Yama Farms Inn: A Home in the Mountains


From the back porch of their home, the Hut, Sarre and Seaman had a view southeastward across Yama-no-uchi and the Rondout Valley, towards the Shawangunk Ridge. This residence, while not as overtly Japanese as the other Yama-no-uchi structures, reflected Japanese ideas of simplicity. The influence of the American Arts and Crafts movement could be seen in its log walls, gently sloping rooflines, and massive cobblestone chimneys. Adjoining it was a two-story masonry residence known as the Chalet. Seaman and Sarre entertained many guests at the Hut. Some were Seaman’s wealthy advertising clients, such as his old friend George Eastman, the founder of Eastman Kodak. Others were simply interesting people he and Sarre had collected along the way, such as fellow Ulster County resident, John Burroughs. “I like the house and their way of life,” Burroughs wrote to a friend, “I fancy I shall go there a good deal.” Although the conversation must have been lively, the ever-expanding circle of Seaman and Sarre’s friends would have made for crowded living conditions. 

View of the Hut.

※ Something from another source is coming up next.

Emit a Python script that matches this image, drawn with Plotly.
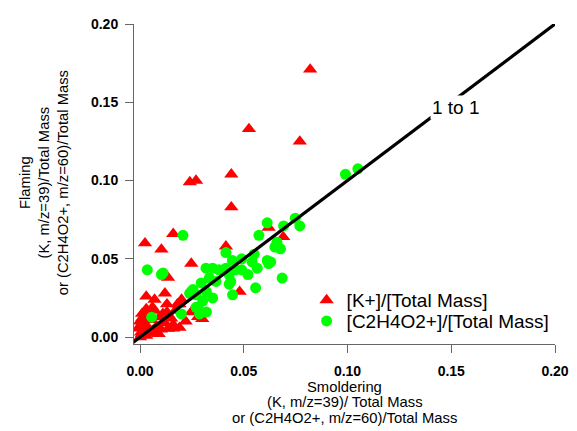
import plotly.graph_objects as go

# --- data ---
k_smolder = [0.082, 0.0525, 0.077, 0.044, 0.024, 0.027, 0.044, 0.016, 0.0024, 0.0103,
             0.0414, 0.0247, 0.0135, 0.062, 0.069, 0.048, 0.003, 0.007, 0.012,
             0.013, 0.018, 0.001, 0.005, 0.0095, 0.0135, -0.001, 0.005, 0.030, 0.0247,
             0.028, 0.0, 0.001, 0.002, 0.003, 0.004, 0.002, 0.006, 0.008, 0.010,
             0.012, 0.015, 0.011, 0.0, 0.001, 0.003, 0.007, 0.016, 0.019, 0.017,
             0.020, 0.019, 0.016, 0.009, 0.0005, 0.004, 0.006, 0.013, 0.022]
k_flaming = [0.171, 0.133, 0.125, 0.104, 0.099, 0.100, 0.083, 0.066, 0.060, 0.056,
             0.058, 0.047, 0.038, 0.070, 0.064, 0.029, 0.026, 0.024, 0.028,
             0.021, 0.021, 0.012, 0.011, 0.0127, 0.0054, 0.0056, 0.0025, 0.0117, 0.016,
             0.013, 0.0, 0.002, 0.004, 0.001, 0.006, 0.008, 0.004, 0.007, 0.005,
             0.009, 0.012, 0.015, 0.010, 0.015, 0.018, 0.017, 0.008, 0.006, 0.017,
             0.024, 0.021, 0.0056, 0.002, 0.003, 0.014, 0.019, 0.016, 0.010]

c_smolder = [0.0207, 0.0035, 0.0103, 0.0111, 0.0318, 0.035, 0.038, 0.0414, 0.043, 0.0334,
             0.0295, 0.0255, 0.0239, 0.027, 0.032, 0.035, 0.0302, 0.0279, 0.0287, 0.032,
             0.0199, 0.0056, 0.0437, 0.0446, 0.0414, 0.049, 0.046, 0.049, 0.055, 0.054,
             0.0565, 0.0613, 0.063, 0.0557, 0.0685, 0.0573, 0.0613, 0.0692, 0.0748, 0.077,
             0.066, 0.0677, 0.065, 0.099, 0.105, 0.0366, 0.062, 0.043, 0.0247,
             0.027, 0.052, 0.0445]
c_flaming = [0.065, 0.043, 0.040, 0.041, 0.044, 0.044, 0.043, 0.044, 0.040, 0.0377,
             0.0346, 0.0304, 0.028, 0.027, 0.029, 0.025, 0.023, 0.019, 0.0148, 0.016,
             0.0148, 0.0127, 0.0356, 0.027, 0.054, 0.050, 0.043, 0.043, 0.053, 0.048,
             0.044, 0.049, 0.048, 0.0315, 0.0377, 0.065, 0.073, 0.071, 0.076, 0.071,
             0.0606, 0.0564, 0.0575, 0.104, 0.1075, 0.0356, 0.047, 0.0338, 0.029,
             0.019, 0.040, 0.049]

one_to_one = [-0.005, 0.21]
tick_vals = [0.0, 0.05, 0.10, 0.15, 0.20]
tick_text = ["0.00", "0.05", "0.10", "0.15", "0.20"]
x_title_lines = ["Smoldering", "(K, m/z=39)/ Total Mass", "or (C2H4O2+, m/z=60)/Total Mass"]

FONT = "Liberation Sans, Arial, sans-serif"

fig = go.Figure()
fig.add_trace(go.Scatter(
    x=k_smolder, y=k_flaming, mode="markers", name="[K+]/[Total Mass]",
    legend="legend",
    marker=dict(symbol="triangle-up", size=12.5, color="#ff0000", line=dict(width=0)),
))
fig.add_trace(go.Scatter(
    x=c_smolder, y=c_flaming, mode="markers", name="[C2H4O2+]/[Total Mass]",
    legend="legend2",
    marker=dict(symbol="circle", size=11, color="#00ff00", line=dict(width=0)),
))
fig.add_trace(go.Scatter(
    x=one_to_one, y=one_to_one, mode="lines", showlegend=False,
    line=dict(color="black", width=3.2), hoverinfo="skip",
))

axis_common = dict(
    showgrid=False, zeroline=False, showline=True, linecolor="#666666", linewidth=1,
    ticks="outside", ticklen=8, tickcolor="#666666", tickwidth=1,
    tickvals=tick_vals, ticktext=tick_text, ticklabeloverflow="allow",
    tickfont=dict(family=FONT, size=14, color="black", weight="bold"),
)

legend_common = dict(xanchor="left", yanchor="middle", bgcolor="rgba(0,0,0,0)",
                     font=dict(family=FONT, size=19, color="black"))

annotations = [
    dict(text="1 to 1", x=0.1523, y=0.1468, xref="x", yref="y", showarrow=False,
         bgcolor="white", font=dict(family=FONT, size=19, color="black")),
    dict(text="Flaming<br>(K, m/z=39)/Total Mass<br>or (C2H4O2+, m/z=60)/Total Mass",
         x=-0.214, y=0.505, xref="paper", yref="paper", xanchor="center",
         yanchor="middle", textangle=-90, showarrow=False,
         font=dict(family=FONT, size=14.8, color="black")),
]
# x-axis title, one line each (page centres ~388, 404, 420 px)
for i, line in enumerate(x_title_lines):
    annotations.append(dict(
        text=line, x=0.5, y=-0.134 - i * 0.0488, xref="paper", yref="paper",
        xanchor="center", yanchor="middle", showarrow=False, borderpad=0,
        font=dict(family=FONT, size=14.8, color="black")))

# the page has an 8px body margin, so the figure is sized to fit the 577x431 window
fig.update_layout(
    width=569, height=423,
    margin=dict(l=126, r=18, t=8, b=87),
    paper_bgcolor="white", plot_bgcolor="white",
    xaxis=dict(range=[-0.0029, 0.2], ticklabelstandoff=6, **axis_common),
    yaxis=dict(range=[-0.0044, 0.2], ticklabelstandoff=4, **axis_common),
    legend=dict(x=0.41, y=0.137, **legend_common),
    legend2=dict(x=0.41, y=0.0716, **legend_common),
    annotations=annotations,
)

fig.write_html("out.html")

The naturalistic piling up of stone at the chimney’s base is characteristic of the Arts and Crafts movement, with its emphasis upon organic forms.

The Hut with the Chalet portion at right.

The Shawangunk Ridge can be seen in the background.

Frank Seaman, seated at left and John Burroughs at the Hut. Behind them is the fireplace with its famous inscriptions (see Welcome Page).

Kimona-clad visitor picking flowers behind the Chalet

portion of the Hut.

View of the Hut in 2006, prior to the loss of its roof

View of the Hut and adjoining Chalet at the time of their construction.

The Hut’s back porch.

Back porch detail.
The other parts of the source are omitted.